ABSTRACT

Three key questions animate the contributions to this volume: does globalization challenge established patterns of territorially based governance (democratic or otherwise); do global issues and dynamics require effective governance at a supranational or transnational level; and is it either feasible or desirable for global governance to be based upon democratic principles and practices? Totally positive or negative answers are in their different ways unproblematic and uninteresting. ‘Strong’ or ‘hyperglobalists’ (for example, Ohmae 1995) reply in the affirmative to all three questions. They argue that the nation-state no longer offers liberal democracy’s best shell. Globalization has undermined the state’s capacity not only to forge a common identity and commitment to the public good, but also to provide its citizens with economic or physical security.

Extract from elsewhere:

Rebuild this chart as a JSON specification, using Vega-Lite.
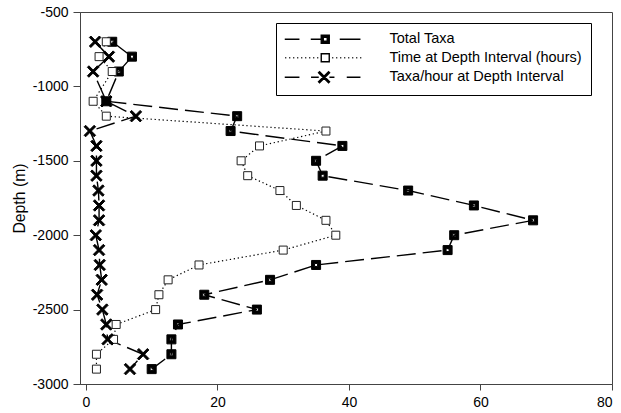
{
  "$schema": "https://vega.github.io/schema/vega-lite/v6.json",
  "width": 532,
  "height": 372,
  "autosize": {"type": "none"},
  "padding": {"left": 80, "top": 12, "right": 9, "bottom": 29},
  "background": "white",
  "config": {
    "font": "Liberation Sans",
    "view": {"stroke": "#444", "strokeWidth": 1},
    "axis": {"domainColor": "#444", "tickColor": "#444", "labelColor": "black", "titleColor": "black", "labelFont": "Liberation Sans", "titleFont": "Liberation Sans", "grid": false, "labelFontSize": 14, "domainWidth": 1, "tickWidth": 1},
    "legend": {"labelLimit": 400, "symbolOpacity": 1, "symbolStrokeColor": "black", "symbolStrokeWidth": 1.4, "symbolSize": 100}
  },
  "data": {
    "values": [
      {"depth": -700, "series": "Total Taxa", "value": 4},
      {"depth": -800, "series": "Total Taxa", "value": 7},
      {"depth": -900, "series": "Total Taxa", "value": 5},
      {"depth": -1100, "series": "Total Taxa", "value": 3.1},
      {"depth": -1200, "series": "Total Taxa", "value": 23},
      {"depth": -1300, "series": "Total Taxa", "value": 22},
      {"depth": -1400, "series": "Total Taxa", "value": 39},
      {"depth": -1500, "series": "Total Taxa", "value": 35},
      {"depth": -1600, "series": "Total Taxa", "value": 36},
      {"depth": -1700, "series": "Total Taxa", "value": 49},
      {"depth": -1800, "series": "Total Taxa", "value": 59},
      {"depth": -1900, "series": "Total Taxa", "value": 68},
      {"depth": -2000, "series": "Total Taxa", "value": 56},
      {"depth": -2100, "series": "Total Taxa", "value": 55},
      {"depth": -2200, "series": "Total Taxa", "value": 35},
      {"depth": -2300, "series": "Total Taxa", "value": 28},
      {"depth": -2400, "series": "Total Taxa", "value": 18},
      {"depth": -2500, "series": "Total Taxa", "value": 26},
      {"depth": -2600, "series": "Total Taxa", "value": 14},
      {"depth": -2700, "series": "Total Taxa", "value": 13},
      {"depth": -2800, "series": "Total Taxa", "value": 13},
      {"depth": -2900, "series": "Total Taxa", "value": 10},
      {"depth": -700, "series": "Time at Depth Interval (hours)", "value": 3.1},
      {"depth": -800, "series": "Time at Depth Interval (hours)", "value": 2},
      {"depth": -900, "series": "Time at Depth Interval (hours)", "value": 4},
      {"depth": -1100, "series": "Time at Depth Interval (hours)", "value": 1.1},
      {"depth": -1200, "series": "Time at Depth Interval (hours)", "value": 3.1},
      {"depth": -1300, "series": "Time at Depth Interval (hours)", "value": 36.5},
      {"depth": -1400, "series": "Time at Depth Interval (hours)", "value": 26.4},
      {"depth": -1500, "series": "Time at Depth Interval (hours)", "value": 23.6},
      {"depth": -1600, "series": "Time at Depth Interval (hours)", "value": 24.6},
      {"depth": -1700, "series": "Time at Depth Interval (hours)", "value": 29.5},
      {"depth": -1800, "series": "Time at Depth Interval (hours)", "value": 32},
      {"depth": -1900, "series": "Time at Depth Interval (hours)", "value": 36.5},
      {"depth": -2000, "series": "Time at Depth Interval (hours)", "value": 38},
      {"depth": -2100, "series": "Time at Depth Interval (hours)", "value": 30},
      {"depth": -2200, "series": "Time at Depth Interval (hours)", "value": 17.2},
      {"depth": -2300, "series": "Time at Depth Interval (hours)", "value": 12.5},
      {"depth": -2400, "series": "Time at Depth Interval (hours)", "value": 11.1},
      {"depth": -2500, "series": "Time at Depth Interval (hours)", "value": 10.6},
      {"depth": -2600, "series": "Time at Depth Interval (hours)", "value": 4.6},
      {"depth": -2700, "series": "Time at Depth Interval (hours)", "value": 4.2},
      {"depth": -2800, "series": "Time at Depth Interval (hours)", "value": 1.6},
      {"depth": -2900, "series": "Time at Depth Interval (hours)", "value": 1.6},
      {"depth": -700, "series": "Taxa/hour at Depth Interval", "value": 1.4},
      {"depth": -800, "series": "Taxa/hour at Depth Interval", "value": 3.5},
      {"depth": -900, "series": "Taxa/hour at Depth Interval", "value": 1.1},
      {"depth": -1100, "series": "Taxa/hour at Depth Interval", "value": 3.1},
      {"depth": -1200, "series": "Taxa/hour at Depth Interval", "value": 7.6},
      {"depth": -1300, "series": "Taxa/hour at Depth Interval", "value": 0.6},
      {"depth": -1400, "series": "Taxa/hour at Depth Interval", "value": 1.6},
      {"depth": -1500, "series": "Taxa/hour at Depth Interval", "value": 1.6},
      {"depth": -1600, "series": "Taxa/hour at Depth Interval", "value": 1.6},
      {"depth": -1700, "series": "Taxa/hour at Depth Interval", "value": 1.9},
      {"depth": -1800, "series": "Taxa/hour at Depth Interval", "value": 2.0},
      {"depth": -1900, "series": "Taxa/hour at Depth Interval", "value": 2.0},
      {"depth": -2000, "series": "Taxa/hour at Depth Interval", "value": 1.5},
      {"depth": -2100, "series": "Taxa/hour at Depth Interval", "value": 2.0},
      {"depth": -2200, "series": "Taxa/hour at Depth Interval", "value": 2.1},
      {"depth": -2300, "series": "Taxa/hour at Depth Interval", "value": 2.4},
      {"depth": -2400, "series": "Taxa/hour at Depth Interval", "value": 1.7},
      {"depth": -2500, "series": "Taxa/hour at Depth Interval", "value": 2.5},
      {"depth": -2600, "series": "Taxa/hour at Depth Interval", "value": 3.1},
      {"depth": -2700, "series": "Taxa/hour at Depth Interval", "value": 3.3},
      {"depth": -2800, "series": "Taxa/hour at Depth Interval", "value": 8.7},
      {"depth": -2900, "series": "Taxa/hour at Depth Interval", "value": 6.7}
    ]
  },
  "encoding": {
    "x": {"field": "value", "type": "quantitative", "scale": {"domain": [-0.9, 80], "nice": false, "zero": false}, "axis": {"values": [0, 20, 40, 60, 80], "title": null, "tickSize": 6, "labelPadding": 5}},
    "y": {"field": "depth", "type": "quantitative", "scale": {"domain": [-3000, -500], "nice": false, "zero": false}, "axis": {"values": [-500, -1000, -1500, -2000, -2500, -3000], "labelExpr": "'' + datum.value", "title": "Depth (m)", "titleFontSize": 15.8, "titleFontWeight": "normal", "titlePadding": 5, "tickSize": 7, "labelPadding": 5}}
  },
  "layer": [
    {
      "transform": [{"filter": "datum.series === 'Total Taxa'"}],
      "mark": {"type": "line", "stroke": "black", "strokeWidth": 1.4, "strokeDash": [19, 7]},
      "encoding": {"order": {"field": "depth", "sort": "descending"}}
    },
    {
      "transform": [{"filter": "datum.series === 'Time at Depth Interval (hours)'"}],
      "mark": {"type": "line", "stroke": "black", "strokeWidth": 1.2, "strokeDash": [1.3, 2.7]},
      "encoding": {"order": {"field": "depth", "sort": "descending"}}
    },
    {
      "transform": [{"filter": "datum.series === 'Taxa/hour at Depth Interval'"}],
      "mark": {"type": "line", "stroke": "black", "strokeWidth": 1.4, "strokeDash": [19, 7]},
      "encoding": {"order": {"field": "depth", "sort": "descending"}}
    },
    {
      "transform": [{"filter": "datum.series === 'Total Taxa'"}],
      "mark": {"type": "point", "shape": "M-0.9,-0.9H0.9V0.9H-0.9ZM-0.3,-0.3V0.3H0.3V-0.3Z", "filled": true, "fill": "black", "stroke": "black", "strokeWidth": 1, "size": 100, "opacity": 1}
    },
    {
      "transform": [{"filter": "datum.series === 'Time at Depth Interval (hours)'"}],
      "mark": {"type": "point", "shape": "square", "filled": true, "fill": "white", "stroke": "#222222", "strokeWidth": 1, "size": 64, "opacity": 1}
    },
    {
      "transform": [{"filter": "datum.series === 'Taxa/hour at Depth Interval'"}],
      "mark": {"type": "point", "shape": "M-0.85,-1.15L1.15,0.85L0.85,1.15L-1.15,-0.85ZM1.15,-0.85L-0.85,1.15L-1.15,0.85L0.85,-1.15Z", "filled": true, "fill": "black", "stroke": "black", "strokeWidth": 1, "size": 100, "opacity": 1}
    },
    {
      "transform": [{"filter": "datum.depth === -700"}],
      "mark": {"type": "point", "filled": true, "stroke": "black", "strokeWidth": 1.4, "size": 100, "opacity": 0},
      "encoding": {
        "shape": {
          "field": "series", "type": "nominal",
          "scale": {"domain": ["Total Taxa", "Time at Depth Interval (hours)", "Taxa/hour at Depth Interval"], "range": ["M-8.1,0H-5.16M-2.9,0H-0.8M2.9,0H7.04M-0.8,-0.8H0.8V0.8H-0.8ZM-0.4,-0.4V0.4H0.4V-0.4Z", "M-8,0H-7.8M-7.2,0H-7M-6.4,0H-6.2M-5.6,0H-5.4M-4.8,0H-4.6M-4,0H-3.8M-3.2,0H-3M-2.4,0H-2.2M-1.6,0H-1.4M-0.8,-0.8H0.8V0.8H-0.8ZM1.4,0H1.6M2.2,0H2.4M3,0H3.2M3.8,0H4M4.6,0H4.8M5.4,0H5.6M6.2,0H6.4M7,0H7.2", "M-8.1,0H-5.16M-2.84,0H-1.3M0.84,0H1.84M4.3,0H7.04M-1.14,-1.1L0.86,0.9L0.66,1.1L-1.34,-0.9ZM0.86,-0.9L-1.14,1.1L-1.34,0.9L0.66,-1.1Z"]},
          "legend": {
            "title": null, "orient": "none", "legendX": 196, "legendY": 11,
            "strokeColor": "black", "fillColor": "white", "padding": 9,
            "labelFont": "Liberation Sans", "labelFontSize": 14.5, "labelColor": "black", "labelLimit": 400,
            "symbolSize": 100, "symbolStrokeWidth": 1.4, "symbolStrokeColor": "black", "symbolOpacity": 1, "symbolOffset": 33, "labelOffset": 57, "rowPadding": 2.5
          }
        },
        "fill": {
          "field": "series", "type": "nominal",
          "scale": {"domain": ["Total Taxa", "Time at Depth Interval (hours)", "Taxa/hour at Depth Interval"], "range": ["black", "white", "black"]},
          "legend": {
            "title": null, "orient": "none", "legendX": 196, "legendY": 11,
            "strokeColor": "black", "fillColor": "white", "padding": 9,
            "labelFont": "Liberation Sans", "labelFontSize": 14.5, "labelColor": "black", "labelLimit": 400,
            "symbolSize": 100, "symbolStrokeWidth": 1.4, "symbolStrokeColor": "black", "symbolOpacity": 1, "symbolOffset": 33, "labelOffset": 57, "rowPadding": 2.5
          }
        },
        "stroke": {
          "field": "series", "type": "nominal",
          "scale": {"domain": ["Total Taxa", "Time at Depth Interval (hours)", "Taxa/hour at Depth Interval"], "range": ["black", "black", "black"]},
          "legend": {
            "title": null, "orient": "none", "legendX": 196, "legendY": 11,
            "strokeColor": "black", "fillColor": "white", "padding": 9,
            "labelFont": "Liberation Sans", "labelFontSize": 14.5, "labelColor": "black", "labelLimit": 400,
            "symbolSize": 100, "symbolStrokeWidth": 1.4, "symbolStrokeColor": "black", "symbolOpacity": 1, "symbolOffset": 33, "labelOffset": 57, "rowPadding": 2.5
          }
        }
      }
    }
  ]
}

Either we need and can have a cosmopolitan democracy that goes beyond the nationstate, or (in libertarian versions of this thesis) we can do without states altogether and rely on the beneficent effects of a global market. By contrast, rejectionists offer negative responses that leave us with the status quo. They contend that nothing has changed: trade, social relations, patterns of identity and systems of effective governance still focus on territorially based states. Difficulties only emerge among those offering more ambiguous replies. These weaker globalization positions (see Jones 1995a and Hirst and Thompson 1996) accept that some profound changes have taken place within the world system, but believe they have been uneven in both their incidence and their implication: in some areas, such as global finance, changes have been profound; in others, like the military-strategic system, traditional structures remain more-or-less intact. They acknowledge that globalization has enfeebled states without necessarily creating appropriate global institutions or communities to replace them.